Write out again, exactly as they appear, the lines from the line with "Emit a LaTeX" through the line with "(0,0) rectangle (1490,570);". Do not include any pictures.

### RECORD SET
=-=-=-=-=
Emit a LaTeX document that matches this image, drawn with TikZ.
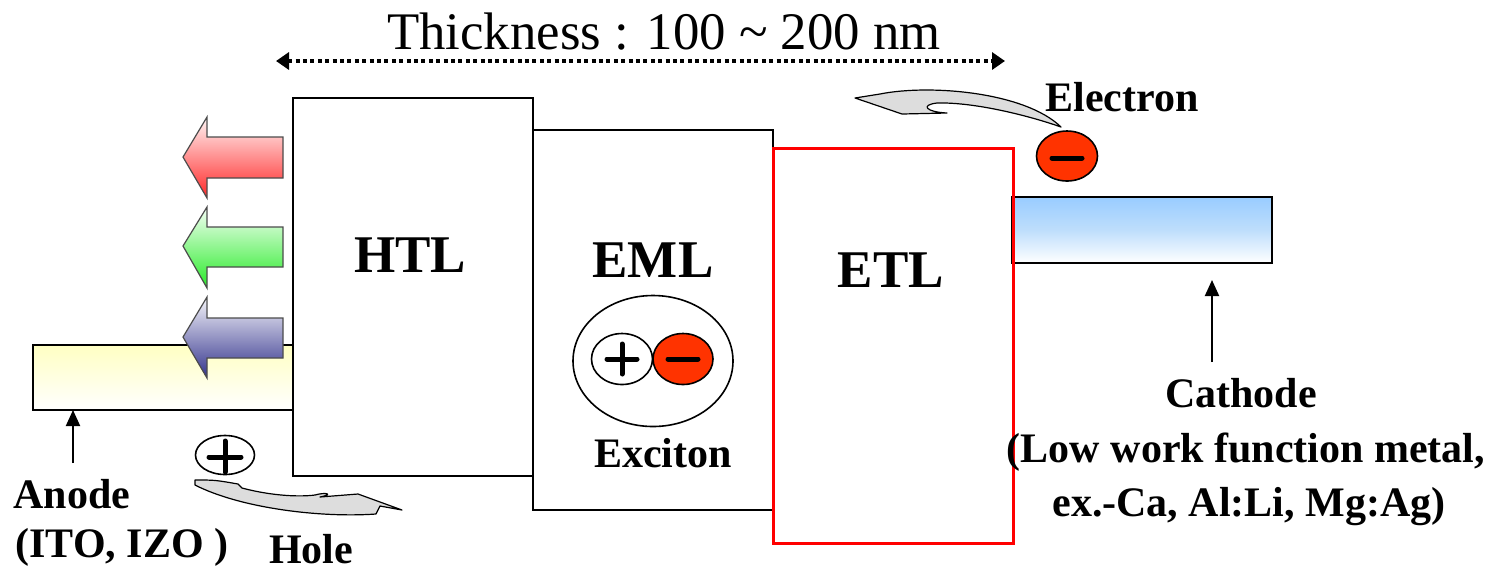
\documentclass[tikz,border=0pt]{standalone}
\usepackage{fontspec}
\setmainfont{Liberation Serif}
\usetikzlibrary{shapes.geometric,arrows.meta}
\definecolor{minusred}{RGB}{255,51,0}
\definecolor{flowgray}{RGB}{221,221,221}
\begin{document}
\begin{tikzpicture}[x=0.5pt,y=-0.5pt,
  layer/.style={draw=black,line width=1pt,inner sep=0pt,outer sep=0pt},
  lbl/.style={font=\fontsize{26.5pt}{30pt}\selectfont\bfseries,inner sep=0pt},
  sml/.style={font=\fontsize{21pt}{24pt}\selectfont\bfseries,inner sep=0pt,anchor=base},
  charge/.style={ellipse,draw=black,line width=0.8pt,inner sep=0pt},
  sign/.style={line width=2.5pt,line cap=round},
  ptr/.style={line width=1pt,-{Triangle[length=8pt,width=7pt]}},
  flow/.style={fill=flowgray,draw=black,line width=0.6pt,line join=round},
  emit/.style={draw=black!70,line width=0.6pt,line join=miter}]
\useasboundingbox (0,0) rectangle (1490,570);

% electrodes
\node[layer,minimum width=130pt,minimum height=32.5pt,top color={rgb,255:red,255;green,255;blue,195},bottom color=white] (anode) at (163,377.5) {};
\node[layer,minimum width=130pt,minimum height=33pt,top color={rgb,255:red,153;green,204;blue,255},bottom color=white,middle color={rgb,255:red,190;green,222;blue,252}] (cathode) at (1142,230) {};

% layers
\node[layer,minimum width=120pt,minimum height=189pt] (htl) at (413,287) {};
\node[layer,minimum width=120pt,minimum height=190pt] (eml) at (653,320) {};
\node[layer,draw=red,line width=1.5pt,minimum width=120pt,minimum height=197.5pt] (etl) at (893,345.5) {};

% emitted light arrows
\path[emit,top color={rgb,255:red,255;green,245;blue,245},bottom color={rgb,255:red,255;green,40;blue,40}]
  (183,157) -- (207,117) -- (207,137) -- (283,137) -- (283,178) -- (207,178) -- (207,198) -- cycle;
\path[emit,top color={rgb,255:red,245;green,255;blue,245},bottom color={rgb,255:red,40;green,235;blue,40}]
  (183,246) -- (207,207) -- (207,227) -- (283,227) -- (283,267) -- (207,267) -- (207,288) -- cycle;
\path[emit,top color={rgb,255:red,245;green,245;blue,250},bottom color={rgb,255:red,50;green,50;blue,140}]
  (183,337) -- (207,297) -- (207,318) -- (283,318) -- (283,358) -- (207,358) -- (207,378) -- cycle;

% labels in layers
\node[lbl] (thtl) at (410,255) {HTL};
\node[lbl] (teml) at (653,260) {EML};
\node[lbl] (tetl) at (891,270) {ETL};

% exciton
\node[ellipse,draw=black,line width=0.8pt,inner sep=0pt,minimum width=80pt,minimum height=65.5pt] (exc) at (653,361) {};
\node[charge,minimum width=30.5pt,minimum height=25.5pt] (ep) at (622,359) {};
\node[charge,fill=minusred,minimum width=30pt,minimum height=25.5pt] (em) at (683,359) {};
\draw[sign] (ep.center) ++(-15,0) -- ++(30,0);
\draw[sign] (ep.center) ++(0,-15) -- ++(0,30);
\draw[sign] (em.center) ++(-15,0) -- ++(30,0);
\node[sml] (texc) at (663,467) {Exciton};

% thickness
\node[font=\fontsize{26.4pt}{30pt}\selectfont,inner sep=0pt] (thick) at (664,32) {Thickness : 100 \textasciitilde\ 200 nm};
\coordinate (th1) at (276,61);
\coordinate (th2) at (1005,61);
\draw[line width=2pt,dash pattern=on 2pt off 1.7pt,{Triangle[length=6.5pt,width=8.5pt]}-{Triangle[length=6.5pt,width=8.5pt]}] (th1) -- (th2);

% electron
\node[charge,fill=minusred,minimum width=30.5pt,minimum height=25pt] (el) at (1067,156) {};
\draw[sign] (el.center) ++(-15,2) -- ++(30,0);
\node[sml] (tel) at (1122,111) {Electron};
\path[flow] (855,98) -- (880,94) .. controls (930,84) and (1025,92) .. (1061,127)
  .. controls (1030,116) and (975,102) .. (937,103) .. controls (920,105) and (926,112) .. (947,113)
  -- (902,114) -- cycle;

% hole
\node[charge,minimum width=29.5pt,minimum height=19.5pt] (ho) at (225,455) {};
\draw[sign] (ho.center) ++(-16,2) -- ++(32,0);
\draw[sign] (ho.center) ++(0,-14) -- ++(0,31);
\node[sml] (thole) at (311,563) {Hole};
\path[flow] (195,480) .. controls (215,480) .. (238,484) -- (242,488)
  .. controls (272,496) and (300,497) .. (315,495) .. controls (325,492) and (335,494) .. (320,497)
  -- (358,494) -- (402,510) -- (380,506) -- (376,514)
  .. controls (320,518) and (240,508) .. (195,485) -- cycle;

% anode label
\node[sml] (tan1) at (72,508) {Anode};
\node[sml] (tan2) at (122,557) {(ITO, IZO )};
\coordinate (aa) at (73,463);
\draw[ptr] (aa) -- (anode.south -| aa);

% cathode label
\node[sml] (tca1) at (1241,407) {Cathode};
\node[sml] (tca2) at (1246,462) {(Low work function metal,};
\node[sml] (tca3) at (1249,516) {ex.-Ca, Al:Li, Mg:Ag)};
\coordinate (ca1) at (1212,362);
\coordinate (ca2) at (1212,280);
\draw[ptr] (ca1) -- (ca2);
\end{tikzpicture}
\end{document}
=-=-=-=-=
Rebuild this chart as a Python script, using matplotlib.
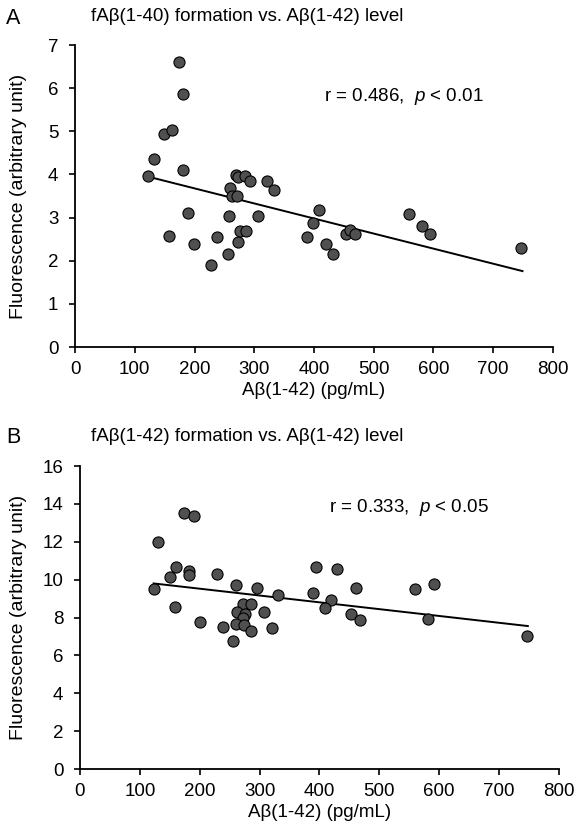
=-=-=-=-=
### ANSWER TO THE TASK
Emit a LaTeX document that matches this image, drawn with TikZ.
\documentclass[tikz,border=0pt]{standalone}
\usepackage{fontspec}
\setmainfont{Liberation Serif}
\usetikzlibrary{shapes.geometric,arrows.meta}
\definecolor{minusred}{RGB}{255,51,0}
\definecolor{flowgray}{RGB}{221,221,221}
\begin{document}
\begin{tikzpicture}[x=0.5pt,y=-0.5pt,
  layer/.style={draw=black,line width=1pt,inner sep=0pt,outer sep=0pt},
  lbl/.style={font=\fontsize{26.5pt}{30pt}\selectfont\bfseries,inner sep=0pt},
  sml/.style={font=\fontsize{21pt}{24pt}\selectfont\bfseries,inner sep=0pt,anchor=base},
  charge/.style={ellipse,draw=black,line width=0.8pt,inner sep=0pt},
  sign/.style={line width=2.5pt,line cap=round},
  ptr/.style={line width=1pt,-{Triangle[length=8pt,width=7pt]}},
  flow/.style={fill=flowgray,draw=black,line width=0.6pt,line join=round},
  emit/.style={draw=black!70,line width=0.6pt,line join=miter}]
\useasboundingbox (0,0) rectangle (1490,570);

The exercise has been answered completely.